Opinión

Las rosas y patatas de monseñor Martínez

Dicen que, cada vez que habla el arzobispo de Granada, monseñor Martínez, sube el pan. Debe ser cierto, porque mi panadero, que sin duda sigue muy de cerca todos los sermones del arzobispo, desde hace unos días, ha subido la bolsa de pulguitas de pan integral nada menos que un veinte por ciento. Cuando la chica de la panadería, tras una breve sonrisa, me dijo: “No, ahora la bolsa de pulguitas de pan integral, es 1,20 euros, en seguida pensé: Ya está. El panadero ha leído el último sermón del arzobispo. Ahora no me cabe la menor duda.
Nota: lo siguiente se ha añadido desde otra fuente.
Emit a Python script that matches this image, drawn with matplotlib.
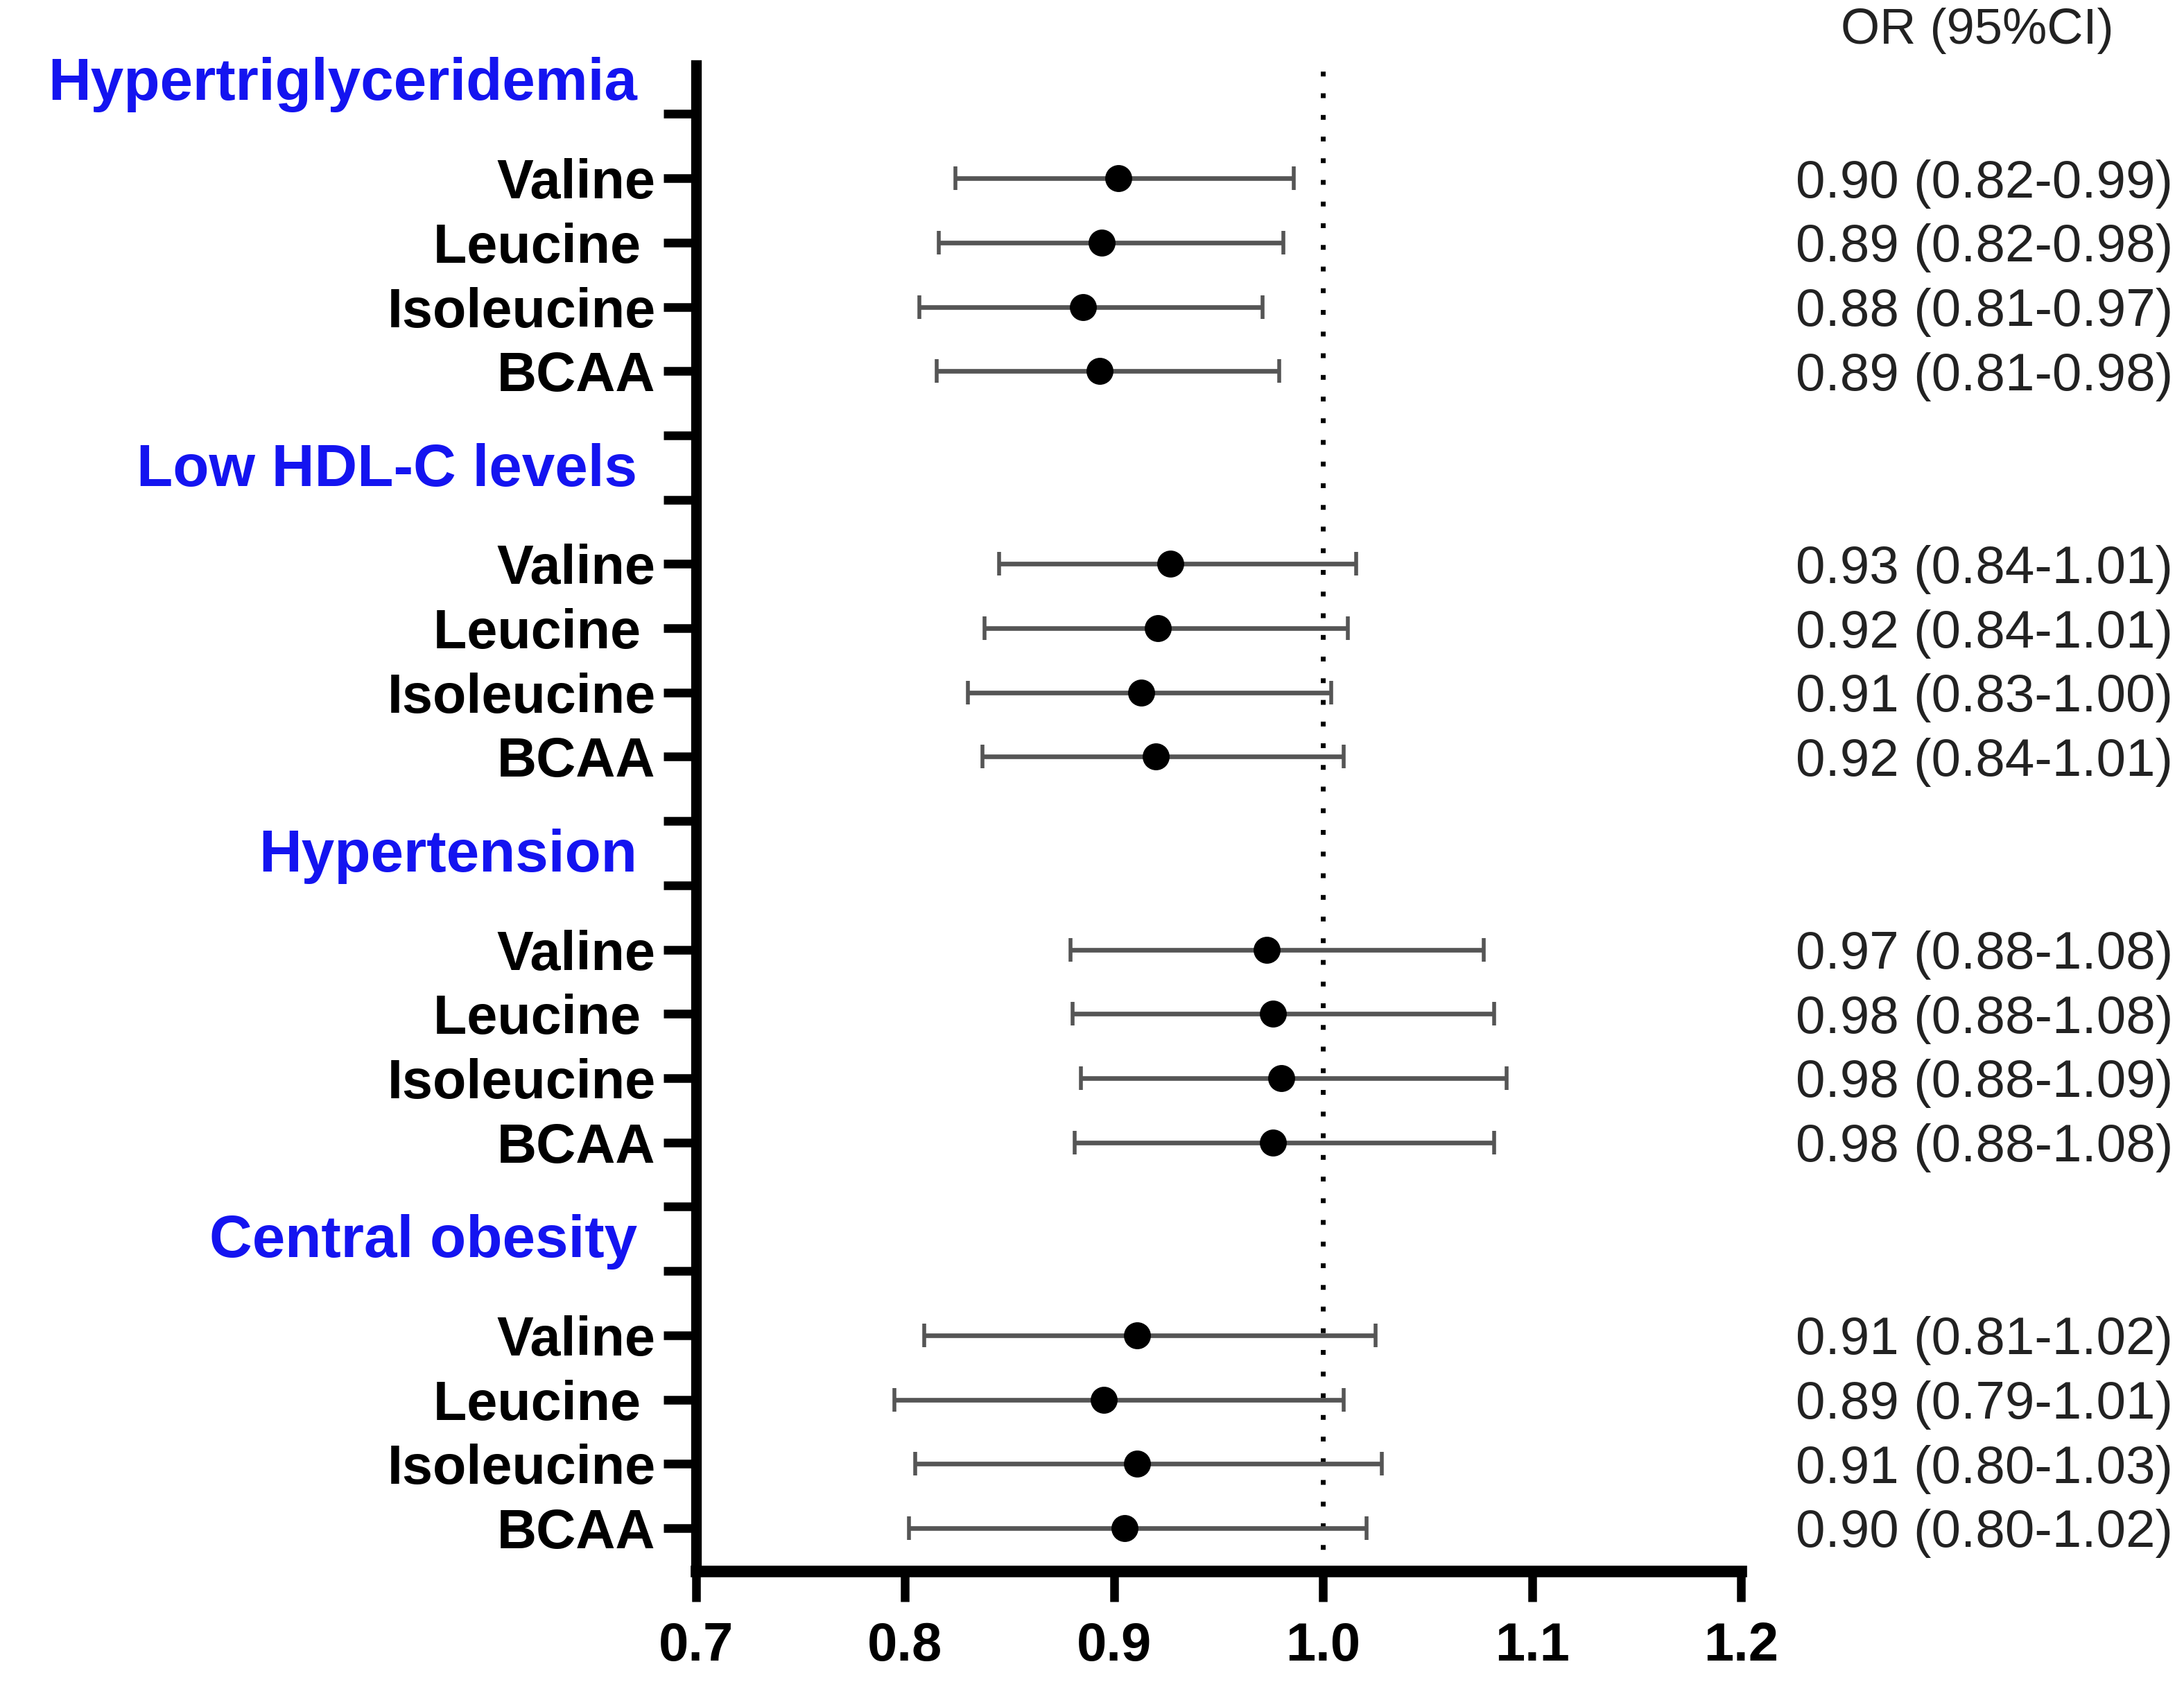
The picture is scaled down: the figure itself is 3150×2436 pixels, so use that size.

Los fieles que el domingo, día doce de febrero, asistieron a la misa de medio día en la Catedral de Granada pudieron oír de viva voz el sermón del monseñor. Los que no fuimos a misa nos tenemos que conformar con la información de la prensa sobre el mismo tema. Tanto Ideal como Público destacan en sus respectivas informaciones estas elocuentes palabras del prelado:

“Cristo había venido a enseñar a distinguir “una patata de una rosa y un hombre de una mujer”.
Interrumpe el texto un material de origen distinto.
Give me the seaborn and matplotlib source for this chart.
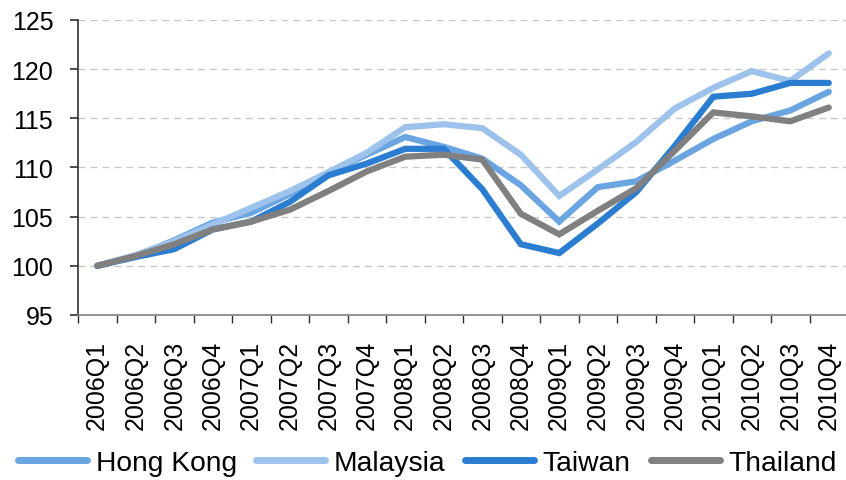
import matplotlib
matplotlib.use("Agg")
import matplotlib.pyplot as plt
import seaborn as sns
import pandas as pd
import numpy as np

quarters = [f"{y}Q{q}" for y in range(2006, 2011) for q in range(1, 5)]

hong_kong = [100.0, 101.0, 102.6, 104.4, 105.4, 107.3, 109.5, 111.3, 113.1, 112.1,
             110.9, 108.2, 104.5, 108.0, 108.6, 110.7, 112.9, 114.7, 115.8, 117.7]
malaysia = [100.0, 101.1, 102.5, 104.2, 105.9, 107.6, 109.5, 111.5, 114.1, 114.4,
            114.0, 111.3, 107.1, 109.8, 112.6, 116.0, 118.1, 119.8, 118.8, 121.6]
taiwan = [100.0, 100.9, 101.7, 103.7, 104.5, 106.5, 109.2, 110.4, 111.9, 111.9,
          107.8, 102.2, 101.3, 104.3, 107.5, 112.2, 117.2, 117.5, 118.6, 118.6]
thailand = [100.0, 101.0, 102.2, 103.7, 104.5, 105.7, 107.6, 109.6, 111.1, 111.3,
            110.8, 105.3, 103.2, 105.6, 107.9, 111.7, 115.6, 115.2, 114.7, 116.1]

series = {"Hong Kong": hong_kong, "Malaysia": malaysia, "Taiwan": taiwan, "Thailand": thailand}
colors = {"Hong Kong": "#6AA5E2", "Malaysia": "#9DC3EC", "Taiwan": "#2B7DD2", "Thailand": "#808080"}

y_ticks = [95, 100, 105, 110, 115, 120, 125]

df = pd.DataFrame(
    [(i, name, v) for name, vals in series.items() for i, v in enumerate(vals)],
    columns=["idx", "country", "value"],
)

sns.set_style("white")
plt.rcParams["font.family"] = ["Liberation Sans", "DejaVu Sans"]
plt.rcParams["text.color"] = "black"
plt.rcParams["xtick.color"] = "black"
plt.rcParams["ytick.color"] = "black"

fig = plt.figure(figsize=(8.46, 4.81), dpi=100)
ax = fig.add_axes([78 / 846, 1 - 316 / 481, 770 / 846, 295 / 481])

sns.lineplot(data=df, x="idx", y="value", hue="country", palette=colors,
             hue_order=list(series.keys()), linewidth=4.5, ax=ax, legend=False,
             solid_capstyle="round", solid_joinstyle="miter")

ax.set_xlim(-0.5, len(quarters) - 0.5)
ax.set_ylim(95, 125)
ax.set_yticks(y_ticks)
ax.set_yticklabels([str(t) for t in y_ticks])
ax.set_xticks(np.arange(len(quarters)))
ax.set_xticklabels(quarters, rotation=90)
ax.set_xticks(np.arange(-0.5, len(quarters)), minor=True)
ax.set_xlabel("")
ax.set_ylabel("")

for t in y_ticks[1:]:
    ax.axhline(t, color="#C8C8C8", linewidth=1.0, linestyle=(0, (5, 3.6)), zorder=0)

for side in ["top", "right"]:
    ax.spines[side].set_visible(False)
ax.spines["left"].set_color("#303030")
ax.spines["left"].set_linewidth(1.2)
ax.spines["bottom"].set_color("#7F7F7F")
ax.spines["bottom"].set_linewidth(1.2)

ax.tick_params(axis="y", which="major", direction="out", length=5.8, width=1.2,
               color="#303030", labelcolor="black", pad=12, labelsize=18, left=True)
ax.tick_params(axis="x", which="major", length=0, pad=18, labelsize=18,
               labelcolor="black", bottom=True)
ax.tick_params(axis="x", which="minor", direction="out", length=5.8, width=1.0,
               color="#303030", bottom=True)

handles = [plt.Line2D([0], [0], color=colors[n], linewidth=5, solid_capstyle="round")
           for n in series]
leg = fig.legend(handles, list(series.keys()), loc="center left", ncol=4,
                 bbox_to_anchor=(18 / 846, 1 - 464 / 481), frameon=False, fontsize=20.3,
                 handlelength=2.45, handletextpad=0.3, columnspacing=0.7,
                 borderaxespad=0, borderpad=0)
for txt in leg.get_texts():
    txt.set_color("black")

fig.savefig("out.png", dpi=100)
Sabias palabras del monseñor de Granada. Se percibe a una legua su formación escolástica y queda clarísimo que, antes de la venida de Jesucristo a este mundo, nadie sabía distinguir la patata (que sólo existía en lo que después sería América) de la rosa, que sí existía y ya la cultivaban en los jardines romanos. Tampoco sabían distinguir aquellas pobres gentes a un hombre de una mujer. Eso explica, sin duda, que los romanos llevaran faldas. ¡Qué ignorancia! Suerte que vino Jesucristo y los sacó del error. Fue muy fácil. Simplemente les dijo: el que tenga un pito y dos bolitas entre las piernas es un hombre; la que tenga una rajita es una mujer. Problema resuelto. La felicidad para la humanidad.
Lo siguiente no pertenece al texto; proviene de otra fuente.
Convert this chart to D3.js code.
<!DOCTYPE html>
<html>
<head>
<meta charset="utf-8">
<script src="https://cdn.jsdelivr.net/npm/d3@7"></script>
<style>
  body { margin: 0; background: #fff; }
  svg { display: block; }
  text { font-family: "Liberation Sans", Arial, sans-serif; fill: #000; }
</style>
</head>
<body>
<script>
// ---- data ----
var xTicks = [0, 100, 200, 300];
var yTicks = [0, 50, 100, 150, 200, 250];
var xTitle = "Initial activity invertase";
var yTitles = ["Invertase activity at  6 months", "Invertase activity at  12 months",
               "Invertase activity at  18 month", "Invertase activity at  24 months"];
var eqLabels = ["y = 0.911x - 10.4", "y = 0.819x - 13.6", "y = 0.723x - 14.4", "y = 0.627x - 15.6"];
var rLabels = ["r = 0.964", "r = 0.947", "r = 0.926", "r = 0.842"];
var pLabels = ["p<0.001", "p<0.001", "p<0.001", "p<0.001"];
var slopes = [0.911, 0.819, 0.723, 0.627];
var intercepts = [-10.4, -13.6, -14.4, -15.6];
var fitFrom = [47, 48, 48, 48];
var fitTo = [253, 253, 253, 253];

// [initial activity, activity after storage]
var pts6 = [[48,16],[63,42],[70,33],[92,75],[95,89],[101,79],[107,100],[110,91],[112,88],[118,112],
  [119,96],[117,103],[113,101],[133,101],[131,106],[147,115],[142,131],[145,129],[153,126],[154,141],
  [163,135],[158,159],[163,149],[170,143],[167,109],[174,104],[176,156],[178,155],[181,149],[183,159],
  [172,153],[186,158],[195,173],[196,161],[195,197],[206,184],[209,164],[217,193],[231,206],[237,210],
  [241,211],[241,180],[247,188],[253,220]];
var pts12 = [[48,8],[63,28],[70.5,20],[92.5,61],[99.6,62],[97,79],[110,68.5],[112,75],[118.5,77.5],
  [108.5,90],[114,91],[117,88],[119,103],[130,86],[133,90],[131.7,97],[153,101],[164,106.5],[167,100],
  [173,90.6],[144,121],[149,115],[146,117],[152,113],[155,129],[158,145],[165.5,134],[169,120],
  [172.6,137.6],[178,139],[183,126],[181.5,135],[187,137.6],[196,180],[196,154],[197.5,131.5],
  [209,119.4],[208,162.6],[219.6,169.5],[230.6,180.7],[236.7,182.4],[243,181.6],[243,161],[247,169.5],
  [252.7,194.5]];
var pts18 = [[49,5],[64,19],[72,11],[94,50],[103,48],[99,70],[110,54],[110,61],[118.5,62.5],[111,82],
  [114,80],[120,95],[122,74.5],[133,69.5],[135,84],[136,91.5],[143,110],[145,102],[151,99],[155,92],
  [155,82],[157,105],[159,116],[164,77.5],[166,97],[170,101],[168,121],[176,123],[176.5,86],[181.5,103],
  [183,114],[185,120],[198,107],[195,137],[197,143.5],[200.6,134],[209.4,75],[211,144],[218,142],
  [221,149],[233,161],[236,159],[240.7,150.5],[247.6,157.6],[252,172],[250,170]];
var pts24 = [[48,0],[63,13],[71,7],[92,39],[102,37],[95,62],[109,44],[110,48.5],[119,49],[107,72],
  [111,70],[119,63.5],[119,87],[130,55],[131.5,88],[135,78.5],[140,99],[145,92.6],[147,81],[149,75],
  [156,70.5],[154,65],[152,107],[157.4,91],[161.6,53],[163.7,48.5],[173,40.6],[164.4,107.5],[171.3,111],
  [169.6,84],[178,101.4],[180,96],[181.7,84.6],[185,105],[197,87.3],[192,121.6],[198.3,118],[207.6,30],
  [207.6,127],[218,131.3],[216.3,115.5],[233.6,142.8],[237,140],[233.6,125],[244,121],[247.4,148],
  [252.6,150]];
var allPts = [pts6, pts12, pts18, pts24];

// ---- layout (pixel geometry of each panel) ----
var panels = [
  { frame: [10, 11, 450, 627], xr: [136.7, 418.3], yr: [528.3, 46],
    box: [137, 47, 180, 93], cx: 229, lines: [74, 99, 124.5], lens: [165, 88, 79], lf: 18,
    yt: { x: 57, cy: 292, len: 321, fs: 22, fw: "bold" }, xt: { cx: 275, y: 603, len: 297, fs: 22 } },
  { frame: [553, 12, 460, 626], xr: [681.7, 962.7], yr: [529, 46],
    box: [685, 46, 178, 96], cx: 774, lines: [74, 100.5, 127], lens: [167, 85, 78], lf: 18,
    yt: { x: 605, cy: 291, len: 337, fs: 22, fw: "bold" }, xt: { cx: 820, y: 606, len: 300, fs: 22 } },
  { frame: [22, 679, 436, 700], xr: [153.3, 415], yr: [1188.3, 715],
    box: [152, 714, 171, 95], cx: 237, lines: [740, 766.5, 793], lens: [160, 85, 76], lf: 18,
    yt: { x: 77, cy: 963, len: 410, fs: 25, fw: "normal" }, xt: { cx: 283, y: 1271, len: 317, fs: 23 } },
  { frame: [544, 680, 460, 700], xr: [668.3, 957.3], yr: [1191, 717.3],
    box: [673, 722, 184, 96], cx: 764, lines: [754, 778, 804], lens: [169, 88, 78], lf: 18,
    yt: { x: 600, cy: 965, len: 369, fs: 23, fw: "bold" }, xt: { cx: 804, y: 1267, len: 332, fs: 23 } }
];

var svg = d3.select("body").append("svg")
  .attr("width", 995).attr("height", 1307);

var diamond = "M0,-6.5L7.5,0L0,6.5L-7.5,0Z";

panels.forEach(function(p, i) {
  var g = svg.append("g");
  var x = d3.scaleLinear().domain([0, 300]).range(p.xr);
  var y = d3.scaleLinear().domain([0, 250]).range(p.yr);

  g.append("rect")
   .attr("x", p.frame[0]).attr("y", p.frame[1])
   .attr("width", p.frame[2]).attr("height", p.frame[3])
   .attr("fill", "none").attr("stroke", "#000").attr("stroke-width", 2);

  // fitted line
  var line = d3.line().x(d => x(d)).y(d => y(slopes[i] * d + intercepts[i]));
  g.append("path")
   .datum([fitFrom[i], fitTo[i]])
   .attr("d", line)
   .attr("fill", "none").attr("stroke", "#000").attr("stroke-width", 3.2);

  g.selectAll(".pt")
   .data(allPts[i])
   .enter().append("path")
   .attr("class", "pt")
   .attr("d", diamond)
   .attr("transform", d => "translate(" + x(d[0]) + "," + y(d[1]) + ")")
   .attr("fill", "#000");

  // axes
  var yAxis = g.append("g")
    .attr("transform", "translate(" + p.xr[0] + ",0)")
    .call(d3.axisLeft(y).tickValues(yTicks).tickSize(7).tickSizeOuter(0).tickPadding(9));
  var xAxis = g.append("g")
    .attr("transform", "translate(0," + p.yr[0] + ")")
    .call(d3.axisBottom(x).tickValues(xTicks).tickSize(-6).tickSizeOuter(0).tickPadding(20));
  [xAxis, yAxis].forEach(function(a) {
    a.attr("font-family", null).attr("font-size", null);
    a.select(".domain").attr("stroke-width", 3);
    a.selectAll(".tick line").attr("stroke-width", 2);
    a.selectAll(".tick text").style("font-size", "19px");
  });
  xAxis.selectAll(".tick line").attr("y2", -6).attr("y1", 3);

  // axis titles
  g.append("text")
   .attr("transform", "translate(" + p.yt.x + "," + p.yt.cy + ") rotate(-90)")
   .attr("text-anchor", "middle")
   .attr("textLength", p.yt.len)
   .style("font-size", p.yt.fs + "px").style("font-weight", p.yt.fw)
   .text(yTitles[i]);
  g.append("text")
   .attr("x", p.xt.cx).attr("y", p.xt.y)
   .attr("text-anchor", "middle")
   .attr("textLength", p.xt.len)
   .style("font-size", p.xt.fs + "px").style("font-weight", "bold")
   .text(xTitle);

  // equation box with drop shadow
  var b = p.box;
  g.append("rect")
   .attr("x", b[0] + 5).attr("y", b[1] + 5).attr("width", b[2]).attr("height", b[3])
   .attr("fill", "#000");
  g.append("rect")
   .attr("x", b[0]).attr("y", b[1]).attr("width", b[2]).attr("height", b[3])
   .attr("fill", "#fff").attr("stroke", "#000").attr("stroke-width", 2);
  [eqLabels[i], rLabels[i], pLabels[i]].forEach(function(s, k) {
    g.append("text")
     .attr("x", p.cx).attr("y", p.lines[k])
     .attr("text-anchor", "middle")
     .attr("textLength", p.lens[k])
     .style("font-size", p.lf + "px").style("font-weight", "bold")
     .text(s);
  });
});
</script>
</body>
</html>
Antes de esta feliz clasificación, cuando al salir de la escuela, a los niños, se les ocurría hacer competición para ver quien llegaba más lejos con el chorro del pipí, había niñas que, al verlos desde la ventana, sentían la tentación de ir también a competir. Las madres tenían que retenerlas. “No, hija mía, tú no puedes participar en esa competición de machos”. Las niñas judías y romanas se quedaban aleladas e insatisfechas; pero, desde el día y hora que Jesucristo hizo la feliz separación de las patatas y las rosas, los hombres y las mujeres, todo quedó aclarado y a ninguna niña se le ocurrió ir a competir con el chorro de los machos. La felicidad total.

Pero la elocuencia de monseñor Martínez no se limitó a esta importantísima distinción entre patatas y rosas, hombres y mujeres. Entrado ya en materia arremetió contra la ideología de género que consideró, además de una patología, es también “una cortedad y una torpeza de la inteligencia”.

Se impone hacer parada en la ideología de género. Los expertos en el tema la definen como un movimiento ideológico que afirma que las diferencias entre el varón y la mujer, aparte de las evidentes diferencias anatómicas, no corresponden a una naturaleza fija que haga a unos seres humanos hombres y a otras mujeres, sino que son el producto de la cultura de un país y una época determinada. Aceptar tales premisas o solazarse en sus argumentaciones es suficiente para que monseñor Martínez nos considere víctimas de una patología -¿cuál?, no lo dice-, y resalte nuestra cortedad y torpeza de inteligencia. La verdad es que a mí me cuesta mucho trabajo considerar que toda persona que dé por buena la ideología de género, padezca una patología -¿cuál?, vuelvo a preguntar- y sea torpe y corta de inteligencia, pero, dado que el monseñor lo afirma con tanto énfasis y convicción, no me atrevo a contradecirlo. No sea que mañana restablezcan la Inquisición y vengan a buscarme. A más de uno han quemado por mucho menos.

Las feministas están que trinan y han pedido al monseñor que se retracte. Algo bastante más difícil que pedirle peras al olmo. Sería como si Torquemada se levantara de la tumba a pedir perdón a cada una de las víctimas que quemó. Yo, mientras tanto, sigo esperando la siguiente subida del pan, señal inequívoca de que ha habido un nuevo sermón de monseñor Martínez. ¡Qué cabeza! ¡Y los gerifaltes del Nobel sin enterarse!